## Entries shown
** Start **
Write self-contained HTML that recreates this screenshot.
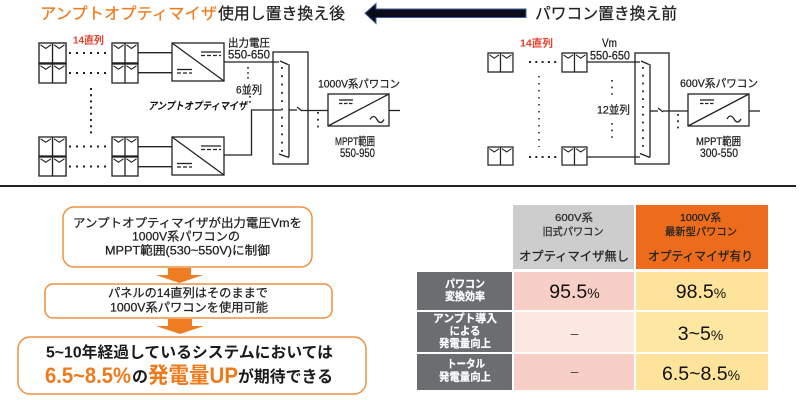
** End **
** Start **
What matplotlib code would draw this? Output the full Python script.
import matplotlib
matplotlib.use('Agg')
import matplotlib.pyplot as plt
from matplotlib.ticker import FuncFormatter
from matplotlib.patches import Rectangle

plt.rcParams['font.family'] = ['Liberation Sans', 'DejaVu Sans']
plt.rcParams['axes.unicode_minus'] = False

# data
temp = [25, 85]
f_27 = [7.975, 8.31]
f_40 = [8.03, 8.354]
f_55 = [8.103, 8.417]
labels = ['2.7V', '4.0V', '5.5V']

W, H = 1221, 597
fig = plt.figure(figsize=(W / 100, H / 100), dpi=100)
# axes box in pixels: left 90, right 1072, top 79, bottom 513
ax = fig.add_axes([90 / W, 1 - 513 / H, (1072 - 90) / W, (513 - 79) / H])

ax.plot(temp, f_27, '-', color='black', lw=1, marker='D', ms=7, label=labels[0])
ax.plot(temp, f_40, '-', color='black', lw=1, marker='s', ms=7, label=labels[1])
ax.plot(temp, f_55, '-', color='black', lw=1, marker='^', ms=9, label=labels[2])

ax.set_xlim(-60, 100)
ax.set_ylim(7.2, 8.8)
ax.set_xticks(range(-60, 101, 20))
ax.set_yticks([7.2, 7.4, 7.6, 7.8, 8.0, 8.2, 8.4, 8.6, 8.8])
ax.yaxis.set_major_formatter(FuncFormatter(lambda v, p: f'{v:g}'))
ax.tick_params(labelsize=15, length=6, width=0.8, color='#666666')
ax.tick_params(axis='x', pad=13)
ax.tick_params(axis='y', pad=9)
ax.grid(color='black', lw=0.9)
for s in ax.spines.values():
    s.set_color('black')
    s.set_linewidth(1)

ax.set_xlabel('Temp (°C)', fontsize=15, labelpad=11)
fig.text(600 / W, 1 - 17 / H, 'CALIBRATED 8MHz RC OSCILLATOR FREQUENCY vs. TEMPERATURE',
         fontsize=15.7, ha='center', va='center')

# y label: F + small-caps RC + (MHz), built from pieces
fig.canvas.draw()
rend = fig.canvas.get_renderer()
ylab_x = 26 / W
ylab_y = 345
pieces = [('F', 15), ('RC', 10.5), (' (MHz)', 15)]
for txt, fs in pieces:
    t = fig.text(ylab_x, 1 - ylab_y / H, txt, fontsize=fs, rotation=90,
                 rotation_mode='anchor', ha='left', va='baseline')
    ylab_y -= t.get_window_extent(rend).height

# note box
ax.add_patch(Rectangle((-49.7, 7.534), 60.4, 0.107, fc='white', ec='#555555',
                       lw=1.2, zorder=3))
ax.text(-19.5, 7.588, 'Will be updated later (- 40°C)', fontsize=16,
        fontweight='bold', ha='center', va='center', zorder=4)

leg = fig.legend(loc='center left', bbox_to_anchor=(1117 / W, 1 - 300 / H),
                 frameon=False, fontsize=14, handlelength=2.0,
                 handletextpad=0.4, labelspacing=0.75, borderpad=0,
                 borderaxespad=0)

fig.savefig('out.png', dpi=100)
** End **
## Exercise description
Retype verbatim the lines that run from the line containing "What matplotlib code" to the line containing "labels = ['2.7V', '4.0V', '5.5V']", both inclusive, and no others.

## Answer in full
What matplotlib code would draw this? Output the full Python script.
import matplotlib
matplotlib.use('Agg')
import matplotlib.pyplot as plt
from matplotlib.ticker import FuncFormatter
from matplotlib.patches import Rectangle

plt.rcParams['font.family'] = ['Liberation Sans', 'DejaVu Sans']
plt.rcParams['axes.unicode_minus'] = False

# data
temp = [25, 85]
f_27 = [7.975, 8.31]
f_40 = [8.03, 8.354]
f_55 = [8.103, 8.417]
labels = ['2.7V', '4.0V', '5.5V']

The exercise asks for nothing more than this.